Hundreds of incidents involving tuberculosis, sepsis, and even herpes have been linked to all types of rheumatoid arthritis drugs, according to a new report by AdverseEvents.com.
The group examined adverse event reports submitted to the FDA involving tumor necrosis factor (TNF) blockers, including Enbrel, Humira, Remicade, Cimzia and Simponi, as well as non-TNF drugs, such as Actemra, Arava, Imuran, Orencia, Rituxan, and Xeljanz. The findings suggest that the drugs may lower patients’ resistance to infections, providing a potential safety signal.
Rheumatoid arthritis is an autoimmune disorder that causes inflammation of the joints. It affects about 1% of the population. Most drugs that are used to treat the condition suppress the autoimmune system to some degree.
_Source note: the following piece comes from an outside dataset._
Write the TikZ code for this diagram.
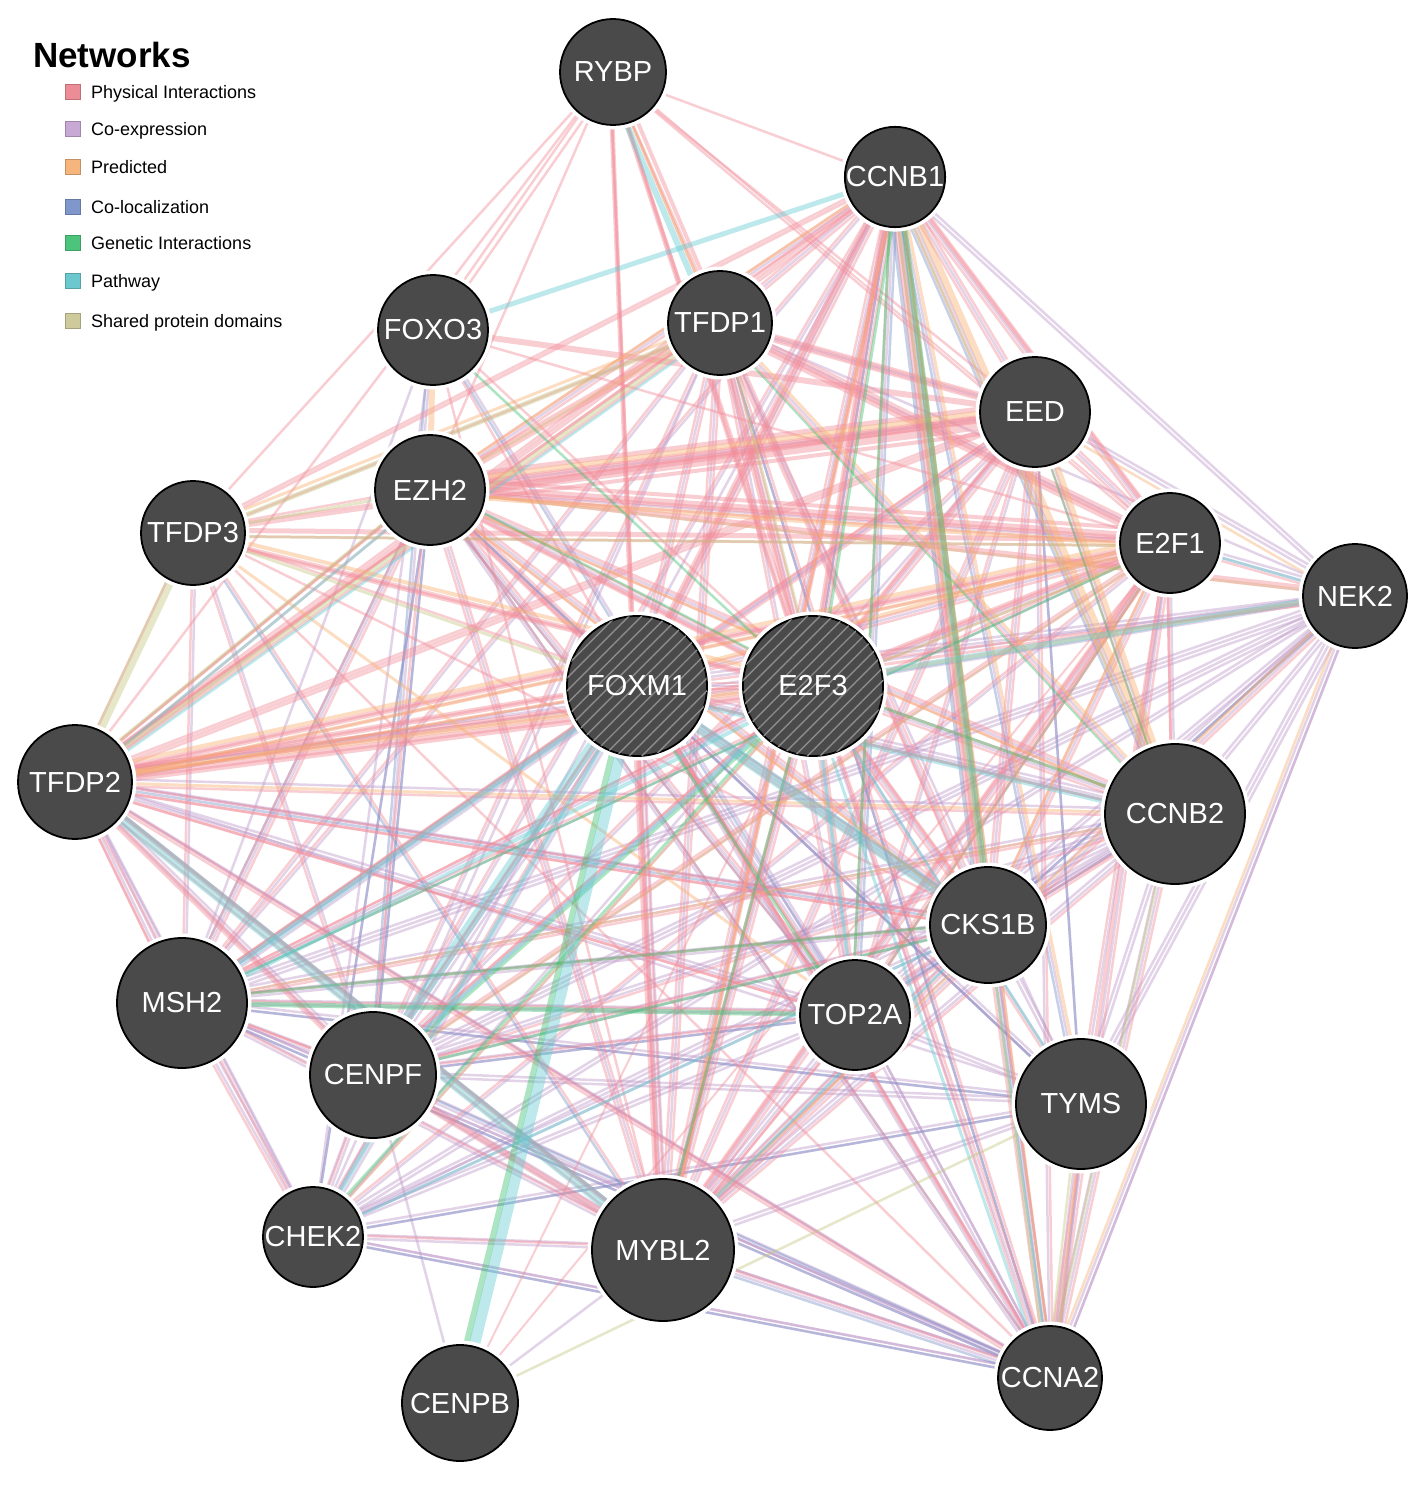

The ailment costs the global health market $14 billion annually.
Both TNF Alphas and non-TNF drugs showed increased risks in upper respiratory tract infections, bronchitis, nasopharyngitis, candida infections and herpes viral infections, though the rates varied from drug to drug and some did not show any increases in various ailments.
Out of all the drugs tested, only Orencia and Xeljanz did not show increased risks for tuberculosis. Remicade was the drug most linked to TB, with more than 1,600 reports.
The non-TNF drugs showed elevated reporting of anemia and pancytopenia, and sepsis and liver problems appeared to also be more common in those types of drugs.
In addition, a deadly brain infection, known as progressive multifocal leukoencephalopathy (PML), was limited exclusively to the non-TNF drugs Rituxan, Imuran, and Arava.
TNF-alpha drugs had far and away the most adverse event reports, but the drugs are much more widely used than their non-TNF counterparts.
According to the report, Enbrel had the most adverse events reported where it was the primary suspect drug. Since it was approved in 1998, the drug has been linked to 278,283 adverse event reports. That was followed by Humira, approved in December 2002, with 229,853 adverse event reports. No other drugs came close.
A number of other studies have linked TNF-alpha drugs with increased risks of cancer as well.
The medications TNF alpha drugs are blockbuster treatments, with Humira alone generating sales of $6.5 billion in 2010.
In September 2008, the FDA issued a warning to health care professionals that TNF blockers carried the risk of fungal infections, including histoplasmosis, blastomycosis and coccidioidmycosis. Some of those infections could be life-threatening, the agency warned.